In practice, however, the system does not always work that cleanly. Different locations operate under different managers, vendors shift and products move quickly, which can create mismatches.
Administrators rejected the idea that these differences reflect a deliberate attempt to charge more based on location. Instead, they described the discrepancies as a product of changing supplier costs and inconsistent timing in price updates.
“There’s no secret strategy where we’re saying we think they’ll pay a quarter more over here,” Terry said.
Varghese said higher prices also reflect unique operating costs: labor costs account for about 45% and food costs range from 30% at Vail Commons to 50% at Commons Market.
Still, many students said high prices have become a source of tension. Identical items sold in Commons Market and Davis Cafe are sometimes priced differently, and many grab-and-go products appear to cost noticeably more than they do at nearby stores such as Walmart or Harris Teeter. Hershey chocolate covered pretzels, for example, cost $4.50 at Commons Market, $3.09 at Davis Cafe and $2.30 at Walmart.
For Charlotte Comeaux ’28, the everyday cost of buying food on campus is a major concern.
“I think it’s ridiculous,” she said. “The prices, I understand that, you [dining services] have to get items from wholesale retail places or whatever. But it shouldn’t be this much more expensive.”
Comeaux pointed to the gap between campus prices and local grocery prices as one of the clearest examples of that frustration.
“If you’re spending 20 bucks on a box of goldfish, like a carton of goldfish, where it would be $8 at a regular grocery store, that’s just not fair,” she said.
Lennox Goslin ’28 said students are increasingly focused on what food costs on campus, particularly at Commons Market and Davis Cafe. He said some markups on packaged items are hard to justify. “Some of them are more than 100%,” Goslin said. “It’s just not student friendly.”
Dining administrators explained that surplus revenue can flow into the College’s capital budget, where the money may later support future projects, including dining-related ones.
Administrators pointed to Chick-fil-A as a recent example. Though that renovation was not funded directly out of the current dining operating budget, they explained that past dining surpluses contributed to the larger capital pool that made the project possible.
“Meal plan money helps fund those future capital projects, which means […] there’s money from your meal plan now that will be available for capital projects of the college going forward,” Terry said.
That means a student meal plan does not only support immediate dining costs. Over time, those dollars can also help fund larger institutional improvements.
The broader concern, Comeaux said, is the lack of transparency about how Dining Services prices goods.
Ezra Steinman ’28, SGA food and housing chair, said this is exactly why students want clearer answers. Part of his work, he said, has involved pushing for a more detailed explanation of how dining costs are structured and where student money goes.
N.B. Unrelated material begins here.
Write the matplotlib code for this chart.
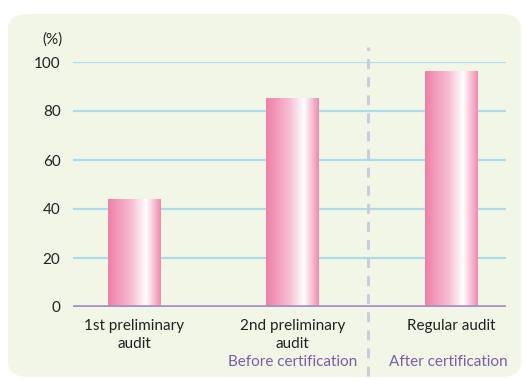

“Students are the ones paying, or their parents are paying, or someone close to them is paying,” Steinman said. “They deserve to know how their money is being spent very specifically.”
That is where SGA hopes the conversation continues. Steinman said he hopes to secure more detailed budget information and clearer communication to students.
For now, Davidson Dining maintains that its goal is to feed students well and respond to their needs. Students, meanwhile, are asking for something more concrete alongside that promise: a fuller explanation of how the system works, why prices vary and where their money ultimately goes.
“Dining dollars are still real money, even if it doesn’t feel like it,” Comeaux said.